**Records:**
==============================

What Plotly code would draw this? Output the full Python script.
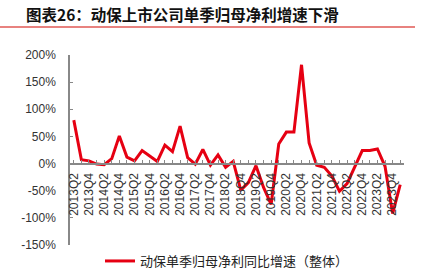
import plotly.graph_objects as go

quarters = [f"{y}Q{q}" for y in range(2013, 2025) for q in range(1, 5)]
categories = quarters[1:45]  # 2013Q2 .. 2024Q1
growth = [80, 7, 5, -1, -2, 9, 51, 12, 5, 24, 14, 4, 34, 22, 69, 11, -1, 26, -3, 16,
          -7, 4, -49, -35, -4, -44, -75, 36, 58, 58, 182, 38, -3, -7, -23, -51, -37, -8,
          24, 24, 27, -5, -92, -39]
series_name = "动保单季归母净利同比增速（整体）"
title_text = "图表26：动保上市公司单季归母净利增速下滑"
y_ticks = [-150, -100, -50, 0, 50, 100, 150, 200]

L, R, T, B = 70, 25, 55, 30
W, H = 429, 275
pw, ph = W - L - R, H - T - B

def px_x(x):
    return (x - L) / pw

def px_y(y):
    return 1 - (y - T) / ph

fig = go.Figure()
fig.add_trace(go.Scatter(x=categories, y=growth, mode="lines", name=series_name,
                         line=dict(color="#E60012", width=3)))

ticktext = [c if i % 2 == 0 else "" for i, c in enumerate(categories)]

fig.update_layout(
    width=W, height=H, margin=dict(l=L, r=R, t=T, b=B, autoexpand=False),
    paper_bgcolor="white", plot_bgcolor="white",
    font=dict(family="Liberation Sans, Arial", color="#333333", size=12),
    showlegend=True,
    legend=dict(orientation="h", x=px_x(100), xanchor="left", y=px_y(276), yanchor="bottom",
                font=dict(family="Noto Sans CJK SC", size=13, color="#222222"),
                bgcolor="rgba(0,0,0,0)"),
    xaxis=dict(type="category", range=[-0.5, len(categories) - 0.5],
               tickmode="array", tickvals=categories, ticktext=ticktext,
               tickangle=-90, ticks="inside", ticklen=3, tickcolor="#888888",
               showline=True, linecolor="#888888", linewidth=1.5,
               showgrid=False, zeroline=False, anchor="free", ticklabelstandoff=4,
               position=150 / 350, tickfont=dict(size=12, color="#333333")),
    yaxis=dict(range=[-150, 200], tickvals=y_ticks,
               ticktext=[f"{v}%" for v in y_ticks],
               ticks="inside", ticklen=3, tickcolor="#888888",
               showline=True, linecolor="#888888", linewidth=1.5,
               showgrid=False, zeroline=False, ticklabelstandoff=10,
               tickfont=dict(size=12, color="#333333")),
)

fig.add_annotation(text=title_text, xref="paper", yref="paper",
                   x=px_x(24), y=px_y(14), xanchor="left", yanchor="middle",
                   showarrow=False,
                   font=dict(family="Noto Sans CJK SC", size=15.5, color="#111111",
                             weight="bold"))
fig.add_shape(type="line", xref="paper", yref="paper",
              x0=px_x(0), x1=px_x(415), y0=px_y(27), y1=px_y(27),
              line=dict(color="#E8827F", width=2))

fig.write_html("out.html")
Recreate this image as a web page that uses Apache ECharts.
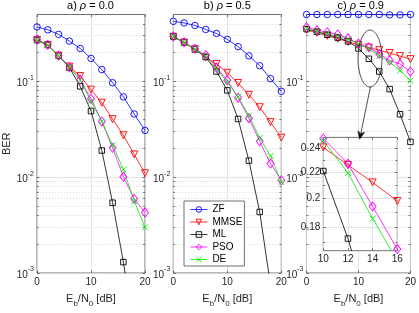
<!DOCTYPE html>
<html><head><meta charset="utf-8">
<script src="https://cdn.jsdelivr.net/npm/echarts@6/dist/echarts.min.js"></script>
<style>html,body{margin:0;padding:0;background:#fff}#c{width:419px;height:313px}</style>
</head><body><div id="c"></div>
<script>
// ---------------- data ----------------
const snr = [0, 2, 4, 6, 8, 10, 12, 14, 16, 18, 20];
const seriesNames = ['ZF', 'MMSE', 'ML', 'PSO', 'DE'];
const panelLetters = ['a', 'b', 'c'];
const rhoValues = ['0.0', '0.5', '0.9'];
const yMajorTicks = [0.001, 0.01, 0.1];
const yMinorTicks = [0.002,0.003,0.004,0.005,0.006,0.007,0.008,0.009,
                     0.02,0.03,0.04,0.05,0.06,0.07,0.08,0.09,0.2,0.3,0.4];
const xTicks = [0, 10, 20];
const insetXTicks = [10, 12, 14, 16];
const insetYTicks = [0.18, 0.2, 0.22, 0.24];
const insetYMinor = [0.17, 0.19, 0.21, 0.23];

// panel a) rho = 0.0
const zfA   = [0.371,0.346,0.310,0.264,0.221,0.174,0.133,0.097,0.069,0.0457,0.0308];
const mmseA = [0.270,0.240,0.186,0.143,0.114,0.0822,0.0600,0.0404,0.0274,0.0173,0.0110];
const mlA   = [0.270,0.240,0.185,0.139,0.0889,0.0491,0.0190,0.00542,0.00130,0.00024,0.00001];
const psoA  = [0.272,0.242,0.186,0.141,0.104,0.066,0.0382,0.0203,0.0101,0.00596,0.00428];
const deA   = [0.270,0.240,0.185,0.141,0.103,0.062,0.0382,0.0216,0.0121,0.00563,0.00300];
// panel b) rho = 0.5
const zfB   = [0.425,0.408,0.384,0.349,0.317,0.275,0.231,0.185,0.146,0.107,0.0789];
const mmseB = [0.293,0.255,0.217,0.178,0.152,0.123,0.0964,0.0725,0.0538,0.0376,0.0259];
const mlB   = [0.293,0.255,0.216,0.180,0.127,0.0807,0.0406,0.0149,0.00434,0.00075,0.0001];
const psoB  = [0.295,0.257,0.219,0.188,0.140,0.103,0.0677,0.0413,0.0237,0.0139,0.0093];
const deB   = [0.293,0.255,0.217,0.182,0.135,0.0987,0.0690,0.0439,0.0257,0.0167,0.0089];
// panel c) rho = 0.9
const zfC   = [0.5,0.5,0.5,0.5,0.5,0.5,0.5,0.5,0.495,0.495,0.5];
const mmseC = [0.345,0.322,0.300,0.280,0.259,0.241,0.226,0.212,0.198,0.184,0.171];
const mlC   = [0.352,0.331,0.307,0.287,0.262,0.221,0.1725,0.127,0.0832,0.0454,0.0234];
const psoC  = [0.368,0.343,0.327,0.310,0.282,0.249,0.227,0.194,0.166,0.152,0.127];
const deC   = [0.355,0.335,0.315,0.297,0.275,0.247,0.2195,0.1856,0.159,0.130,0.102];

const panels = [
  [zfA, mmseA, mlA, psoA, deA],
  [zfB, mmseB, mlB, psoB, deB],
  [zfC, mmseC, mlC, psoC, deC]
];

// ---------------- styling ----------------
const FONT = '"Liberation Sans", Arial, Helvetica, sans-serif';
const TXT = '#262626';
const BORDER = '#4d4d4d';
const CLEAR = 'rgba(255,255,255,0)';
const styles = [
  {color:'#0000ff', symbol:'circle', size:6.5, rotate:0},
  {color:'#ff0000', symbol:'triangle', size:7, rotate:180},
  {color:'#000000', symbol:'rect', size:5.5, rotate:0},
  {color:'#ff00ff', symbol:'diamond', size:[7,9], rotate:0},
  {color:'#00ee00', symbol:'path://M0,0L10,10M0,10L10,0', size:6, rotate:0}
];

const gridRects = [
  {left:36,    top:14.5, width:109,   height:262.5},
  {left:173.3, top:14.5, width:108,   height:262.5},
  {left:306.5, top:14.5, width:108.5, height:262.5}
];
const insetRect = {left:323.3, top:137.4, width:74, height:113.3};

const grids = gridRects.map(r => Object.assign({show:true, backgroundColor:'#fff',
  borderColor:BORDER, borderWidth:0.8, containLabel:false}, r));
grids.push(Object.assign({show:true, backgroundColor:'#fff', borderColor:BORDER,
  borderWidth:0.8, containLabel:false, z:3}, insetRect));

const xAxes = [], yAxes = [];
const tickLine = {color:BORDER, width:0.8};

function supFmt(v) {
  const e = Math.round(Math.log10(v));
  return '{b|10}{s|' + e + '}';
}

function addAxes(gi, cfg) {
  const z = cfg.z || 0;
  const xi = xAxes.length;
  const xBase = {type:'value', gridIndex:gi, min:cfg.xmin, max:cfg.xmax, interval:cfg.xint, z,
    axisLine:{show:false, onZero:false}};
  xAxes.push(Object.assign({}, xBase, {position:'bottom',
    axisTick:{show:true, inside:true, length:2.5, lineStyle:tickLine},
    axisLabel:{show:true, fontSize:10, color:TXT, margin:4, fontFamily:FONT},
    splitLine:{show:true, lineStyle:{color:'#dcdcdc', width:0.8}},
    name: cfg.xName || '', nameLocation:'middle', nameGap:20,
    nameTextStyle:{fontFamily:FONT, color:TXT, fontSize:11,
      rich:{n:{fontSize:11, fontFamily:FONT, color:TXT, lineHeight:15, verticalAlign:'top'},
            s:{fontSize:8, fontFamily:FONT, color:TXT, lineHeight:8, verticalAlign:'bottom'}}}
  }));
  xAxes.push(Object.assign({}, xBase, {position:'top',
    axisTick:{show:true, inside:true, length:2.5, lineStyle:tickLine},
    axisLabel:{show:false}, splitLine:{show:false}}));
  const yi = yAxes.length;
  const yBase = {type:'log', logBase:10, gridIndex:gi, min:cfg.ymin, max:cfg.ymax, z,
    axisLine:{show:false, onZero:false}, minorTick:{show:false}, minorSplitLine:{show:false}};
  yAxes.push(Object.assign({}, yBase, {position:'left',
    axisTick:{show:true, inside:true, length:2.5, lineStyle:tickLine, customValues:cfg.yMajor},
    axisLabel:{show:true, customValues:cfg.yMajor, formatter:cfg.yFmt, margin:3,
      fontSize:10, color:TXT, fontFamily:FONT,
      rich:{b:{fontSize:10, color:TXT, fontFamily:FONT, lineHeight:14, verticalAlign:'bottom'},
            s:{fontSize:7, color:TXT, fontFamily:FONT, lineHeight:7, verticalAlign:'top'}}},
    splitLine:{show:true, lineStyle:{color:'#dcdcdc', width:0.8}},
    name: cfg.yName || '', nameLocation:'middle', nameGap:25,
    nameTextStyle:{fontSize:11, color:TXT, fontFamily:FONT}
  }));
  yAxes.push(Object.assign({}, yBase, {position:'left',
    axisTick:{show:true, inside:true, length:1.8, lineStyle:tickLine, customValues:cfg.yMinor},
    axisLabel:{show:false},
    splitLine:{show:true, lineStyle:{color:'#cfcfcf', width:0.8, type:[1,2]}}}));
  yAxes.push(Object.assign({}, yBase, {position:'right',
    axisTick:{show:true, inside:true, length:2.5, lineStyle:tickLine, customValues:cfg.yMajor},
    axisLabel:{show:false}, splitLine:{show:false}}));
  yAxes.push(Object.assign({}, yBase, {position:'right',
    axisTick:{show:true, inside:true, length:1.8, lineStyle:tickLine, customValues:cfg.yMinor},
    axisLabel:{show:false}, splitLine:{show:false}}));
  return {xi, yi};
}

const xName = '{n|E}{s|b}{n|/N}{s|0}{n| [dB]}';
const axisIdx = [0,1,2].map(gi => addAxes(gi, {xmin:0, xmax:20, xint:10,
  ymin:0.001, ymax:0.5, yMajor:yMajorTicks, yMinor:yMinorTicks, yFmt:supFmt,
  xName:xName, yName: gi === 0 ? 'BER' : ''}));
const insetIdx = addAxes(3, {xmin:10, xmax:16, xint:2, ymin:0.165, ymax:0.25,
  yMajor:insetYTicks, yMinor:insetYMinor, yFmt: v => String(+(+v).toFixed(2)), z:4});

// ---------------- series ----------------
const series = [];
function addSeries(panelData, idx, clip, z) {
  panelData.forEach((arr, k) => {
    const st = styles[k];
    series.push({
      type:'line', name:seriesNames[k], xAxisIndex:idx.xi, yAxisIndex:idx.yi,
      data: snr.map((x, i) => [x, arr[i]]),
      clip: clip, z: z, animation:false,
      symbol: st.symbol, symbolSize: st.size, symbolRotate: st.rotate,
      showAllSymbol:true,
      lineStyle:{color:st.color, width:0.8},
      itemStyle:{color:CLEAR, borderColor:st.color, borderWidth:0.9},
      emphasis:{disabled:true}
    });
  });
}
addSeries(panels[0], axisIdx[0], true, 2);
addSeries(panels[1], axisIdx[1], true, 2);
addSeries(panels[2], axisIdx[2], false, 2);
addSeries(panels[2], insetIdx, true, 5);

// ---------------- annotations ----------------
const graphics = [];
[0,1,2].forEach(i => {
  const r = gridRects[i];
  graphics.push({type:'text', x: r.left + r.width/2, y: 6, z:10,
    style:{text: panelLetters[i] + ') {i|ρ} = ' + rhoValues[i], align:'center', verticalAlign:'middle',
      fontSize:11, fill:'#000', fontFamily:FONT,
      rich:{i:{fontStyle:'italic', fontSize:11, fill:'#000', fontFamily:FONT}}}});
});
graphics.push({type:'ellipse', z:10, shape:{cx:370, cy:58.5, rx:12, ry:28.5},
  style:{fill:'none', stroke:'#222', lineWidth:0.8}});
(function(){
  const sx = 370.5, sy = 86.5, tx = 359.6, ty = 139.3;
  const dx = tx - sx, dy = ty - sy, L = Math.hypot(dx, dy);
  const ux = dx / L, uy = dy / L, nx = -uy, ny = ux;
  const bx = tx - 8 * ux, by = ty - 8 * uy;
  graphics.push({type:'line', z:10, shape:{x1:sx, y1:sy, x2:bx + 2*ux, y2:by + 2*uy},
    style:{stroke:'#222', lineWidth:0.8}});
  graphics.push({type:'polygon', z:10, shape:{points:[[tx,ty],[bx+3.5*nx, by+3.5*ny],
    [bx+2.2*ux, by+2.2*uy],[bx-3.5*nx, by-3.5*ny]]}, style:{fill:'#111', stroke:'#111', lineWidth:0.5}});
})();

const legendData = seriesNames.map((n, k) => ({
  name: n,
  itemStyle: {color: CLEAR, borderColor: styles[k].color, borderWidth: 0.9},
  lineStyle: {color: styles[k].color, width: 0.8}
}));

const option = {
  animation:false,
  backgroundColor:'#fff',
  textStyle:{fontFamily:FONT},
  grid: grids,
  xAxis: xAxes,
  yAxis: yAxes,
  legend:{show:true, orient:'vertical', left:184, top:201, z:10, selectedMode:false,
    itemWidth:17, itemHeight:7, itemGap:1.5, padding:[3,2,1,6],
    backgroundColor:'#fff', borderColor:BORDER, borderWidth:0.8, borderRadius:0,
    itemStyle:{color:CLEAR},
    textStyle:{fontSize:10, color:'#000', fontFamily:FONT, lineHeight:11},
    data: legendData},
  graphic: graphics,
  series: series
};
const chart = echarts.init(document.getElementById('c'), null, {renderer:'canvas'});
chart.setOption(option);
</script></body></html>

==============================

**STATED EXERCISE:** Reply with only the number of lines in the entries that contain the word "script".

**ANSWER BELOW:** 4